Alabama, Maryland, North Carolina, Virginia, and the District of Columbia still follow this rule. There, a plaintiff found even slightly responsible for the injury recovers nothing, no matter how small the share. A person who is ninety-five percent the victim of someone else’s carelessness but five percent careless can still come away empty-handed.
This makes the threshold question in contributory states unusually high stakes. Because any contribution defeats the claim, much of the case may turn on whether the plaintiff was at fault to any degree. Even minor carelessness, such as a small driving error, can end an otherwise strong claim.
Georgia does not impose this outcome. Under O.C.G.A. § 51-12-33, partial fault generally reduces the award rather than eliminating it. A Georgia plaintiff who is found partially responsible still recovers, with the award reduced by the assigned percentage, as long as that percentage stays below fifty. Only at fifty percent or more does Georgia bar recovery completely.
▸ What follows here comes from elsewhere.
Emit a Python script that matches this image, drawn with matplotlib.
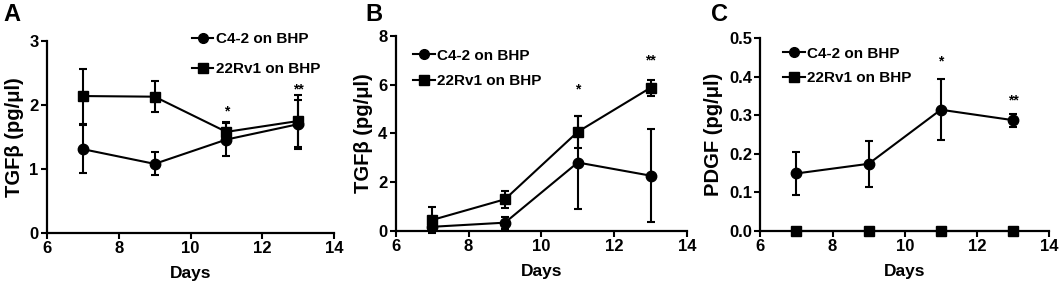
import matplotlib.pyplot as plt
from matplotlib.lines import Line2D

plt.rcParams['font.family'] = ['Liberation Sans', 'DejaVu Sans']
plt.rcParams['font.weight'] = 'bold'

days = [7, 9, 11, 13]

# Panel A - TGFb
a_c42 = [1.31, 1.08, 1.46, 1.70]
a_c42_err = [0.38, 0.18, 0.26, 0.38]
a_rv1 = [2.14, 2.13, 1.58, 1.75]
a_rv1_err = [0.43, 0.24, 0.16, 0.41]

# Panel B - TGFb
b_c42 = [0.16, 0.33, 2.80, 2.26]
b_c42_err = [0.10, 0.24, 1.92, 1.92]
b_rv1 = [0.44, 1.29, 4.06, 5.87]
b_rv1_err = [0.54, 0.36, 0.67, 0.32]

# Panel C - PDGF
c_c42 = [0.149, 0.174, 0.314, 0.287]
c_c42_err = [0.055, 0.059, 0.079, 0.017]
c_rv1 = [0.0, 0.0, 0.0, 0.0]
c_rv1_err = [0.0, 0.0, 0.0, 0.0]

stars = ['*', '**']
star_days = [11, 13]
a_star_y = [1.90, 2.25]
b_star_y = [5.80, 7.00]
c_star_y = [0.440, 0.337]

panels = [
    dict(pos=[0.0444, 0.1796, 0.271, 0.676], c42=a_c42, c42e=a_c42_err, rv1=a_rv1, rv1e=a_rv1_err,
         ylim=(0, 3), yticks=[0, 1, 2, 3], ylabel='TGF\u03b2 (pg/\u03bcl)', letter='A', lx=0.003,
         star_y=a_star_y, leg=(0.505, 1.045), lsp=1.05, fmt='%d'),
    dict(pos=[0.3737, 0.1877, 0.275, 0.686], c42=b_c42, c42e=b_c42_err, rv1=b_rv1, rv1e=b_rv1_err,
         ylim=(0, 8), yticks=[0, 2, 4, 6, 8], ylabel='TGF\u03b2 (pg/\u03bcl)', letter='B', lx=0.345,
         star_y=b_star_y, leg=(0.06, 0.935), lsp=0.75, fmt='%d'),
    dict(pos=[0.718, 0.1866, 0.2726, 0.680], c42=c_c42, c42e=c_c42_err, rv1=c_rv1, rv1e=c_rv1_err,
         ylim=(0, 0.5), yticks=[0, 0.1, 0.2, 0.3, 0.4, 0.5], ylabel='PDGF (pg/\u03bcl)', letter='C', lx=0.671,
         star_y=c_star_y, leg=(0.08, 0.955), lsp=0.7, fmt='%.1f'),
]

fig = plt.figure(figsize=(10.59, 2.84), dpi=100)

for p in panels:
    ax = fig.add_axes(p['pos'])
    ax.errorbar(days, p['c42'], yerr=p['c42e'], color='black', marker='o', markersize=7.5,
                linewidth=1.5, elinewidth=1.5, capsize=3, capthick=1.5, clip_on=False, zorder=3)
    ax.errorbar(days, p['rv1'], yerr=p['rv1e'], color='black', marker='s', markersize=7,
                linewidth=1.5, elinewidth=1.5, capsize=3, capthick=1.5, clip_on=False, zorder=3)
    for d, s, y in zip(star_days, stars, p['star_y']):
        ax.text(d, y, s, ha='center', va='center', fontsize=10)
    ax.set_xlim(6, 14)
    ax.set_xticks([6, 8, 10, 12, 14])
    ax.set_ylim(*p['ylim'])
    ax.set_yticks(p['yticks'])
    ax.yaxis.set_major_formatter(plt.FormatStrFormatter(p['fmt']))
    for side in ['top', 'right']:
        ax.spines[side].set_visible(False)
    for side in ['left', 'bottom']:
        ax.spines[side].set_linewidth(1.6)
    ax.tick_params(width=1.5, length=4, labelsize=12, pad=2)
    ax.set_xlabel('Days', fontsize=12.5, fontweight='bold', labelpad=7)
    ax.set_ylabel(p['ylabel'], fontsize=14.5, fontweight='bold', labelpad=4)
    fig.text(p['lx'], 0.99, p['letter'], fontsize=17, fontweight='bold', va='top', ha='left')
    handles = [Line2D([], [], color='black', marker='o', markersize=7, linewidth=1.5),
               Line2D([], [], color='black', marker='s', markersize=7, linewidth=1.5)]
    ax.legend(handles, ['C4-2 on BHP', '22Rv1 on BHP'], loc='upper left', bbox_to_anchor=p['leg'],
              frameon=False, fontsize=11, handlelength=1.4, handletextpad=0.15,
              labelspacing=p['lsp'], borderaxespad=0, borderpad=0)

fig.savefig('out.png', dpi=100)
The practical difference is significant. A plaintiff who is fifteen percent at fault recovers eighty-five percent of the damages in Georgia but nothing in a contributory state. Georgia does retain a related principle in O.C.G.A. § 51-11-7, under which a plaintiff who could have avoided the consequences through ordinary care may be denied recovery, but that operates within the comparative framework rather than as the blanket bar that defines contributory jurisdictions. In short, partial fault carries far heavier consequences under contributory negligence than under Georgia’s comparative system.